Our tour guides gave us VIP access to all visiting places, so we didn’t have to wait for too long. To get Lord Shiva’s blessing in Kashi temple, people would wait up to 5 hours in line! The dedication of people of India towards their Gods never ceases to amaze me. We had a special ritual done just for our family and received the blessing of lord Shiva. We then drove all the way to Sarnath to see the relics of Gautama Buddha. The Sarnath stupa was built by King Ashoka and my cousins were left dumbfounded by the sheer size of the mega structure. A kind local agreed to become our guide and we learned a lot more about the history of the monument. There were many, many foreigners who had come to see the stupa, and some of them were seen chatting with the locals. 

It was now time for lunch, and my stomach was growling. Thankfully we went to a very famous place in Varanasi- Baati Chokha. During G20, the delegates of various countries ate there and the places held significant cultural importance. They served only one dish but it was filled with savoury goodness. But, as a true citier, my favourite was fried paneer. Our next visit was to the evidently remote Kalbhairav Temple, which also housed Lord Shiva. Through the by-lanes of modernity we reached the temple which stood there for five centuries. As the day passed, we did some more sightseeing and shopping. and it was time for the main event. We drove to the banks of river Ganga and were greeted with two ginormous namastes. We booked a boat which would tour us around river Ganga and would be ready for Ganga puja at 7 pm. 

It was a spectacle to behold. 5 Rishis were doing the ritual, ostensibly playing with the fire. They danced with such mesmerising steps. The most astounding thing for me was the seemingly countless number of people who were attending the ritual. Some had been at the event since morning, just to get the front seat. The ritual lasted for three hours. We sailed through Ganga once again, admiring the picturesque night view of the holy river. And thus, our second day at Varanasi ended. The next day, we checked out of the hotel and got ready for the long haul to the city of Ram. But there was nothing ancient about our journey there. 

We drove in a SUV and the highway was of top-notch quality due to which we sailed through to Ayodhya, catching breaks for lunch and washroom. We reached Ayodhya at around 5 p.m. The elders in our group were ecstatic to see the construction of the new Ram temple which was promised to be up and running by mid-January. We, unfortunately, had to walk several miles to reach the temple because an important MLA was on a visit. But that didn’t dampen our mood as we entered the temple without further delay. We prayed to Lord Ram and most of our elders made a donation and kept the receipt as a keep-sake. A most wonderful thing then occurred when a friend of my father appeared and told us that he had a friend in construction who was willing to show us a preview of the temple. I entered the temple and saw that it held a massive place. The worker then gave us a tour around the place and we saw many old relics of the old temple. We thanked the worker for this wonderful opportunity and headed our way. 

There was yet another journey which awaited us. Journey to the city of Nawabs.
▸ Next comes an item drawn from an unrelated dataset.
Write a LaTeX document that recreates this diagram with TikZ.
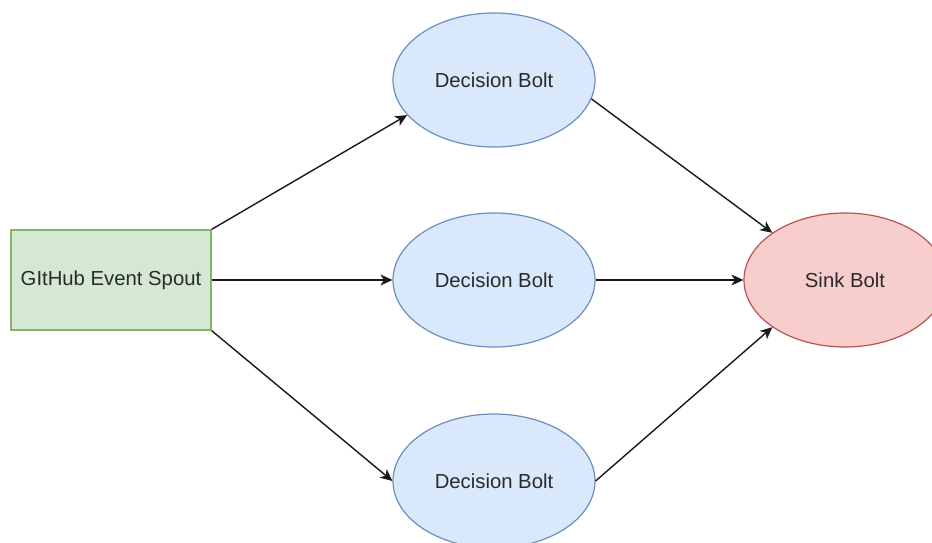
\documentclass[tikz,border=0pt]{standalone}
\usepackage{fontspec}
\setmainfont{Liberation Sans}
\usetikzlibrary{shapes.geometric,arrows.meta}

\definecolor{spoutfill}{HTML}{D5E8D4}
\definecolor{spoutline}{HTML}{82B366}
\definecolor{boltfill}{HTML}{DAE8FC}
\definecolor{boltline}{HTML}{6C8EBF}
\definecolor{sinkfill}{HTML}{F8CECC}
\definecolor{sinkline}{HTML}{B85450}
\definecolor{labeltext}{HTML}{2A2A2A}

\tikzset{
  label font/.style={font=\fontsize{20.3}{24}\selectfont, text=labeltext},
  spoutbox/.style={rectangle, draw=spoutline, fill=spoutfill, line width=1.2pt,
    minimum width=200pt, minimum height=100pt, inner sep=0pt, label font},
  boltnode/.style={ellipse, draw=boltline, fill=boltfill, line width=1.2pt,
    minimum width=202pt, minimum height=134pt, inner sep=0pt, label font},
  sinknode/.style={ellipse, draw=sinkline, fill=sinkfill, line width=1.2pt,
    minimum width=202pt, minimum height=134pt, inner sep=0pt, label font},
  flow/.style={draw=black!90, line width=1.4pt,
    -{Stealth[length=12pt,width=11pt,inset=3.5pt]}}
}

\begin{document}
\begin{tikzpicture}[x=1pt,y=-1pt]
  \useasboundingbox (0,0) rectangle (932,543);
  \clip (0,0) rectangle (932,543);
  \fill[white] (0,0) rectangle (932,543);

  % spout and bolts
  \node[spoutbox] (spout) at (111,280) {GItHub Event Spout};
  \node[boltnode] (d1) at (494,80)  {Decision Bolt};
  \node[boltnode] (d2) at (494,280) {Decision Bolt};
  \node[boltnode] (d3) at (494,481) {Decision Bolt};
  \node[sinknode] (sink) at (845,280) {Sink Bolt};

  % spout fans out to the decision bolts
  \draw[flow] (spout.north east) -- (d1.202);
  \draw[flow] (spout.east) -- (d2.west);
  \draw[flow] (spout.south east) -- (d3.west);

  % decision bolts feed the sink
  \draw[flow] (d1.349) -- (sink.147);
  \draw[flow] (d2.east) -- (sink.west);
  \draw[flow] (d3.east) -- (sink.213);
\end{tikzpicture}
\end{document}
Lucknow and Ayodhya are only 150 kms apart, but the difference in their looks, as-per-say, is vastly different. One is a cultural giant and another a tech gigalith. As it was getting dark, we checked-in to our hotel and went to sleep. The next day was dedicated to shopping, to which we kids weren’t keen about. The ladies went out shopping for some lucknowi and Benarasi sarees and shirts, while we adults went sightseeing. We went to see the Ambedkar monument, which signified the triumph of justice and determination. It was built on a very big plot of land and I personally have a soft spot for the architecture. As afternoon dawned, I suddenly realised that this was the last day of our trip and it would soon be over. We ate our lunch at Dastarkhwan, which is famous for its Mughlai Dishes. With a full stomach and a satisfied heart, we left Lucknow and landed back at Mumbai. Looking back, this was one of the best adventures that I had ever experienced. The divinity and spirituality of the same had left me speechless. I had a lot of fun with my family and I will be sure to visit Varanasi and Ayodhya again.